- Born: August 26, 1971 (age 54) Lunenburg, Nova Scotia

Team
- Curling club: Dundas Valley G&CC Dundas, ON
- Skip: Hailey Armstrong
- Third: Grace Lloyd
- Second: Michaela Robert
- Lead: Rachel Steele
- Alternate: Lori Eddy

Curling career
- Member Association: Ontario (1997–2019; 2021–present) Nunavut (2019–2021)
- Hearts appearances: 4 (1997, 2020, 2021, 2026)

Medal record
Women's curling
Representing Ontario
Canadian Olympic Curling Trials
| Silver medal – second place | 2013 Winnipeg |  |
Scott Tournament of Hearts
| Silver medal – second place | 1997 Vancouver |  |

= Lori Eddy =

Canadian curler

Lori Christine Eddy (born August 26, 1971, in Lunenburg, Nova Scotia) is a Canadian curler from Dundas, Ontario.

==Career==
===Women's===
Eddy played third on the Alison Goring rink that represented Ontario at the 1997 Scott Tournament of Hearts, Canada's national women's curling championship. The team made it to the finals of the event, where they lost to Saskatchewan's Sandra Schmirler. Later that year, the team played in the 1997 Canadian Olympic Curling Trials, but finished tied for eighth place. Over the next few years, Eddy would play for a number of different skips in Ontario including Janet Brown (later McGhee), Marilyn Bodogh, Jacqueline Harrison, Allison Flaxey, Cathy Auld and Julie Hastings. Eddy attended the 2013 Canadian Olympic Curling Trials as an alternate for team Sherry Middaugh. She was also an alternate for Middaugh at the 2014 Canada Cup of Curling. On the World Curling Tour, she won the 2005 Shorty Jenkins Classic playing for McGhee.
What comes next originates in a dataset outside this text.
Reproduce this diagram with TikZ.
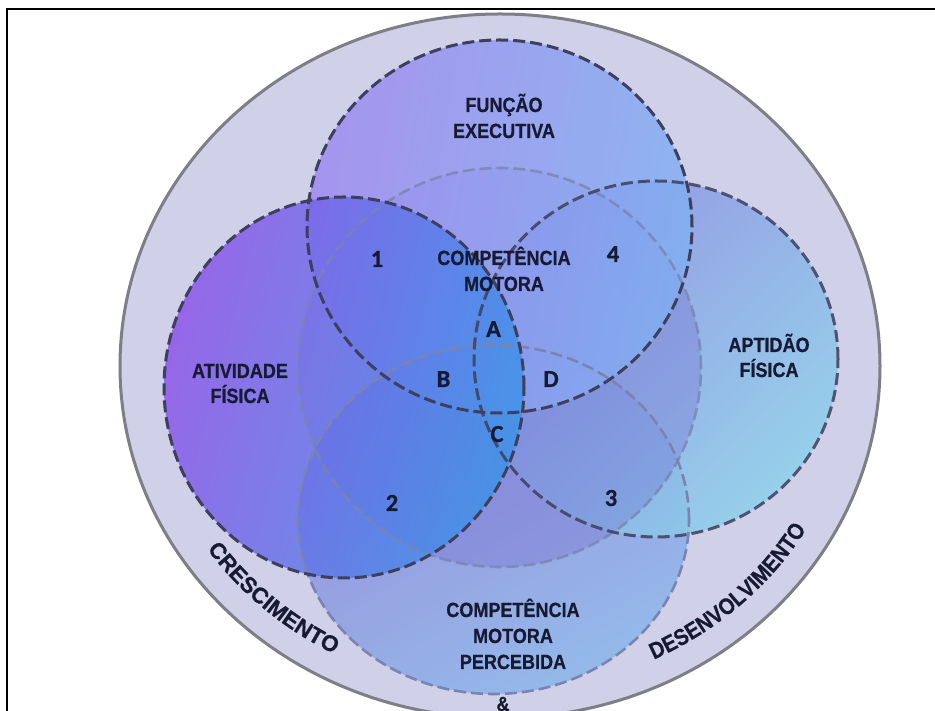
\documentclass[tikz,border=0pt]{standalone}
\usepackage{fontspec}
\setmainfont{Liberation Sans}
\newfontfamily\labelfont[FakeStretch=0.88, FakeBold=0.6]{Liberation Sans Bold}
\newfontfamily\widefont[FakeBold=0.6]{Liberation Sans Bold}
\newfontfamily\markfont[FakeBold=0.6]{Carlito Bold}
\usetikzlibrary{decorations.text}

\definecolor{ink}{HTML}{161A33}
\definecolor{ringfill}{HTML}{D0D0E9}
\definecolor{ringedge}{HTML}{7E7E86}
\definecolor{edgedark}{HTML}{3C3F5E}
\definecolor{edgesoft}{HTML}{7A84B2}
% circle gradients
\definecolor{afA}{HTML}{8A50E8}
\definecolor{afB}{HTML}{3A94E8}
\definecolor{feA}{HTML}{9C88F0}
\definecolor{feB}{HTML}{80B0F2}
\definecolor{apA}{HTML}{8A8EE4}
\definecolor{apB}{HTML}{8CD0EA}
\definecolor{cpA}{HTML}{9083DA}
\definecolor{cpB}{HTML}{8AB6EA}
\definecolor{cmfill}{HTML}{6A5CCC}

\newcommand{\ringfont}{\labelfont\fontsize{23}{23}\selectfont}
\newcommand{\ringwidefont}{\widefont\fontsize{22.5}{22.5}\selectfont}

\begin{document}
\begin{tikzpicture}[x=1pt,y=1pt,
  lbl/.style={font=\labelfont\fontsize{20.5}{26}\selectfont,
              text=ink, inner sep=0pt, anchor=base},
  zonemark/.style={font=\markfont\fontsize{24.5}{24}\selectfont,
              text=ink, inner sep=0pt, anchor=base},
  hardedge/.style={draw=edgedark, line width=3pt, dash pattern=on 12pt off 5pt},
  softedge/.style={draw=edgesoft, line width=2.6pt, dash pattern=on 12pt off 5pt},
  ringtext/.style={decorate, decoration={text along path, text align=center,
              text color=ink, text={#1}}}
]
\useasboundingbox (0,0) rectangle (935,711);
\begin{scope}
\clip (0,0) rectangle (935,711);

% outer ring
\path[fill=ringfill, draw=ringedge, line width=3pt]
  (500,345) ellipse [x radius=380pt, y radius=352pt];

% the four domains and the central one
\shade[fill opacity=0.85, top color=cpA, bottom color=cpB, shading angle=30]
  (493.5,191.5) ellipse [x radius=195.5pt, y radius=174.5pt];
\shade[fill opacity=0.85, left color=apA, right color=apB, shading angle=45]
  (656,352) ellipse [x radius=182pt, y radius=178pt];
\fill[cmfill, fill opacity=0.27]
  (499.5,343.5) ellipse [x radius=201.5pt, y radius=199.5pt];
\shade[fill opacity=0.82, left color=feA, right color=feB, shading angle=80]
  (499.5,484.5) ellipse [x radius=192.5pt, y radius=186.5pt];
\shade[fill opacity=0.82, left color=afA, right color=afB, shading angle=75]
  (344,323.5) ellipse [x radius=180pt, y radius=190.5pt];

% dashed outlines
\path[softedge, draw opacity=0.8]
  (499.5,343.5) ellipse [x radius=201.5pt, y radius=199.5pt];
\path[softedge]
  (493.5,191.5) ellipse [x radius=195.5pt, y radius=174.5pt];
\path[hardedge, draw opacity=0.85]
  (656,352) ellipse [x radius=182pt, y radius=178pt];
\path[hardedge]
  (499.5,484.5) ellipse [x radius=192.5pt, y radius=186.5pt];
\path[hardedge]
  (344,323.5) ellipse [x radius=180pt, y radius=190.5pt];

% ring captions
\path[ringtext={|\ringwidefont|CRESCIMENTO}]
  ([shift={(500,345)}]200:354pt and 326pt)
  arc [start angle=200, end angle=255.5, x radius=354pt, y radius=326pt];
\path[ringtext={|\ringfont|DESENVOLVIMENTO}]
  ([shift={(500,345)}]283:354pt and 326pt)
  arc [start angle=283, end angle=343.5, x radius=354pt, y radius=326pt];

% domain captions
\node[lbl] (fe1) at (504,599) {FUNÇÃO};
\node[lbl] (fe2) at (504,573) {EXECUTIVA};
\node[lbl] (cm1) at (504,446) {COMPETÊNCIA};
\node[lbl] (cm2) at (504,420) {MOTORA};
\node[lbl] (af1) at (240,333) {ATIVIDADE};
\node[lbl] (af2) at (240,308) {FÍSICA};
\node[lbl] (ap1) at (769,359) {APTIDÃO};
\node[lbl] (ap2) at (769,334) {FÍSICA};
\node[lbl] (cp1) at (513,94) {COMPETÊNCIA};
\node[lbl] (cp2) at (513,68) {MOTORA};
\node[lbl] (cp3) at (513,42) {PERCEBIDA};
\node[lbl] (amp) at (503,0) {\&};

% overlap markers
\node[zonemark] (z1) at (377,444) {1};
\node[zonemark] (z4) at (613,449) {4};
\node[zonemark] (z2) at (392,200) {2};
\node[zonemark] (z3) at (611,205) {3};
\node[zonemark] (zA) at (493.5,374) {A};
\node[zonemark] (zB) at (443.5,324) {B};
\node[zonemark] (zD) at (551,324) {D};
\node[zonemark] (zC) at (497,269) {C};
\end{scope}

% frame
\draw[line width=2.5pt, line cap=rect] (7,-5) -- (7,702) -- (945,702);
\end{tikzpicture}
\end{document}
Eddy returned to the Hearts 23 years after her silver medal finish in 1997, skipping Team Nunavut. Despite living in Ontario, Eddy was added to the team as the territory's "import player", after being asked by her friend, Alison Griffin who also plays second for Nunavut. The team automatically qualified for the Scotties as no other team in the Territory decided to challenge them. Eddy led Nunavut to a 2–5 record, including a surprise win against Northern Ontario's Krista McCarville. Team Eddy represented Nunavut again the following year at the 2021 Scotties Tournament of Hearts, where they finished with a winless 0–8 record.

Eddy would join the new Team Hailey Armstrong rink as their alternate 2025-26 curling season, now curling out of the Whitby Curling Club alongside Grace Lloyd, Michaela Robert, and Rachel Steele. Team Armstrong would win the Ontario provincial women's championship that season at the 2026 Ontario Women's Curling Championship, beating Danielle Inglis 10-3 in the final, qualifying the team to represent Ontario as the host team at the 2026 Scotties Tournament of Hearts that was held in Mississauga, Ontario.

===Mixed===
Eddy won the Ontario Mixed Championship in 2022 playing third for Scott McDonald, and represent Ontario at the 2023 Canadian Mixed Curling Championship. There, Team McDonald would finish the round robin with a 7–3 record, qualifying for the playoffs. After losing in the semifinals to Manitoba, they would rebound and win a bronze medal, beating Nova Scotia's Paul Flemming 8–3 in the bronze medal game.

==Personal life==
Eddy co-hosts the podcast "2 Girls and a Game" with former teammate Mary Chilvers. She is married and has one daughter.